Read the records below. Copy each line where the string "with" occurs.

* SUPPLIED RECORDS:
• • • • •

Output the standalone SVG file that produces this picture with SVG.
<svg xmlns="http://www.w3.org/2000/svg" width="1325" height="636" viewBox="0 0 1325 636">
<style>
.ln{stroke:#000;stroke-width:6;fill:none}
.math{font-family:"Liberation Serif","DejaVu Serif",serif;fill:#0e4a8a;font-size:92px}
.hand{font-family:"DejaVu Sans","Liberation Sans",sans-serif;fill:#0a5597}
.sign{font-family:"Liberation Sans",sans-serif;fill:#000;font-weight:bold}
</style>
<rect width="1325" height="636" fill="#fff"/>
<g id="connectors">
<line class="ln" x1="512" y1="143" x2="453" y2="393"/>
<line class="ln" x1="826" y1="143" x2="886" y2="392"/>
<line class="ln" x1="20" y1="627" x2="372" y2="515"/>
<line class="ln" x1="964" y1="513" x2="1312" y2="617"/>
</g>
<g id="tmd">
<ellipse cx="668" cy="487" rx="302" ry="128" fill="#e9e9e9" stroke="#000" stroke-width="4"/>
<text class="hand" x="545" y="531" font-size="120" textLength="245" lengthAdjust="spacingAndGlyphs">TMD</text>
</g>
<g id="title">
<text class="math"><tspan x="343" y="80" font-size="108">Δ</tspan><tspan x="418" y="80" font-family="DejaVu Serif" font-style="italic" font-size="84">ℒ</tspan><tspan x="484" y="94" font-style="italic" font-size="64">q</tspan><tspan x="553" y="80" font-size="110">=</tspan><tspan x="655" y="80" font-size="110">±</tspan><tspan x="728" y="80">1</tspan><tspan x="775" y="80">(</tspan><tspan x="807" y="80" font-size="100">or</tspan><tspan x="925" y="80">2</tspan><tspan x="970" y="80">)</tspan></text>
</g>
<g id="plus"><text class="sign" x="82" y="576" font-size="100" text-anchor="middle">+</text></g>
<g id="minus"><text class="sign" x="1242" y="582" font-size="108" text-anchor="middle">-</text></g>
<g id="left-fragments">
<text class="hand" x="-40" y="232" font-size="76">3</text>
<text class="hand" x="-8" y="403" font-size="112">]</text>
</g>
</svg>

• • • • •

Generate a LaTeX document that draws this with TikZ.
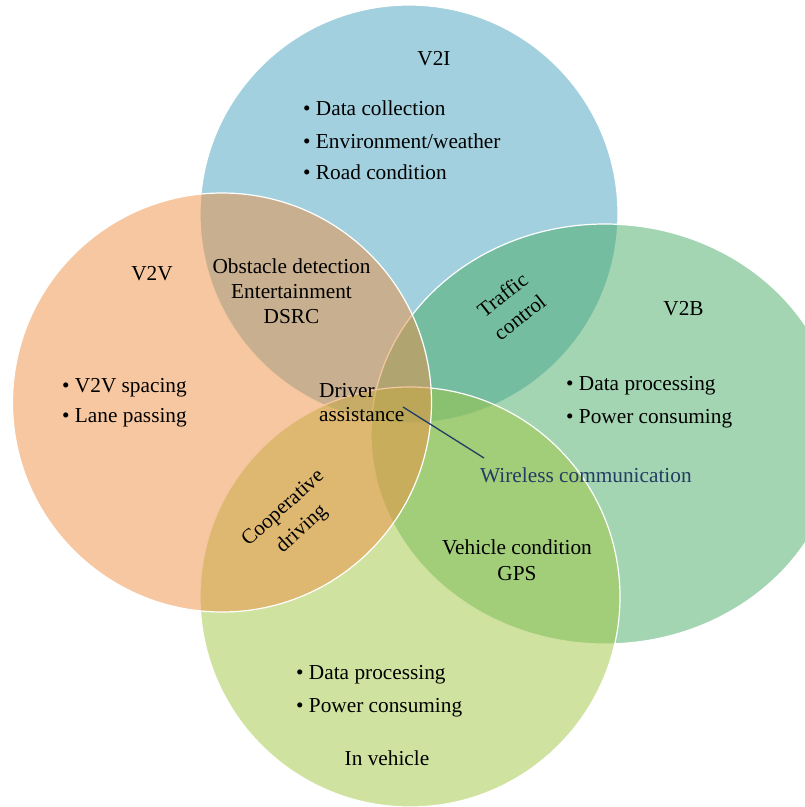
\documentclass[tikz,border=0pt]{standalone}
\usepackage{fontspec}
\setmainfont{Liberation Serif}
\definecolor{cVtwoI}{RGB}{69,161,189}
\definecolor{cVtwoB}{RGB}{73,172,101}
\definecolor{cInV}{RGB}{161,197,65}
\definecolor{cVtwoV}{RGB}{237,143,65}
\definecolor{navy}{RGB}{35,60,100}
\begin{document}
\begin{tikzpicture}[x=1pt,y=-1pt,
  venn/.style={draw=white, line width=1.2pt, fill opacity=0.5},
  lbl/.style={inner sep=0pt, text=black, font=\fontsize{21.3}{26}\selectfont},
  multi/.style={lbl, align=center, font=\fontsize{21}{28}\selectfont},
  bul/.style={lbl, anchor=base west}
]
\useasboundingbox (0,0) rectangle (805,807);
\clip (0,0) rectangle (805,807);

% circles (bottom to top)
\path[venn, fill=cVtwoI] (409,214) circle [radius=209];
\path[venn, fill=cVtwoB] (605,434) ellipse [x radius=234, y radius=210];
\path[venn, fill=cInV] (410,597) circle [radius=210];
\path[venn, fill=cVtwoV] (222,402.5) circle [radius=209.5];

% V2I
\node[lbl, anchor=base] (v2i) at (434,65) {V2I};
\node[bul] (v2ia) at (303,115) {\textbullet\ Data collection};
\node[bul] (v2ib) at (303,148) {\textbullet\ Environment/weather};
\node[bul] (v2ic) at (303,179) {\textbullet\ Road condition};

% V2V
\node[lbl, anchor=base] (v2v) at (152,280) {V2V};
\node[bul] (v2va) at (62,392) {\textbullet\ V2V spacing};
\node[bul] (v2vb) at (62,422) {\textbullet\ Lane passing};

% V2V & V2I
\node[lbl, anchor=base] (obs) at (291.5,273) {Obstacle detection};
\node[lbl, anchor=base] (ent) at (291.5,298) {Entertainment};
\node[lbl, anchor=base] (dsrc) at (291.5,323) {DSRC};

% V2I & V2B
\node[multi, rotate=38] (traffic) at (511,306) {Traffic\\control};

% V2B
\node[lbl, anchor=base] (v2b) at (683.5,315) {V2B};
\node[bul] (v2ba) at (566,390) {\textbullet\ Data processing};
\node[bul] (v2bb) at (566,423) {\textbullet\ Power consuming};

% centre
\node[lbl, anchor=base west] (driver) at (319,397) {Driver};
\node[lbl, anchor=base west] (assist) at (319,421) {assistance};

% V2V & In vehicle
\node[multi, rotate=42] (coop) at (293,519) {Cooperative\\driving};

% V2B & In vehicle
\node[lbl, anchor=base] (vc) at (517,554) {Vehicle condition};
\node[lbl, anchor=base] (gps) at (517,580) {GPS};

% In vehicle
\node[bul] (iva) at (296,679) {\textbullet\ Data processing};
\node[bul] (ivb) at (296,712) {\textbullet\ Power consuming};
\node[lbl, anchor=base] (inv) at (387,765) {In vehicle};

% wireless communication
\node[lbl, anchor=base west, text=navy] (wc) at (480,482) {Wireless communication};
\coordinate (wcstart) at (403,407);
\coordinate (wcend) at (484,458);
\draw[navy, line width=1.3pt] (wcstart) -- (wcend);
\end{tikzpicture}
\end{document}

• • • • •

* FINAL RESULT:
Output the standalone SVG file that produces this picture with SVG.
Generate a LaTeX document that draws this with TikZ.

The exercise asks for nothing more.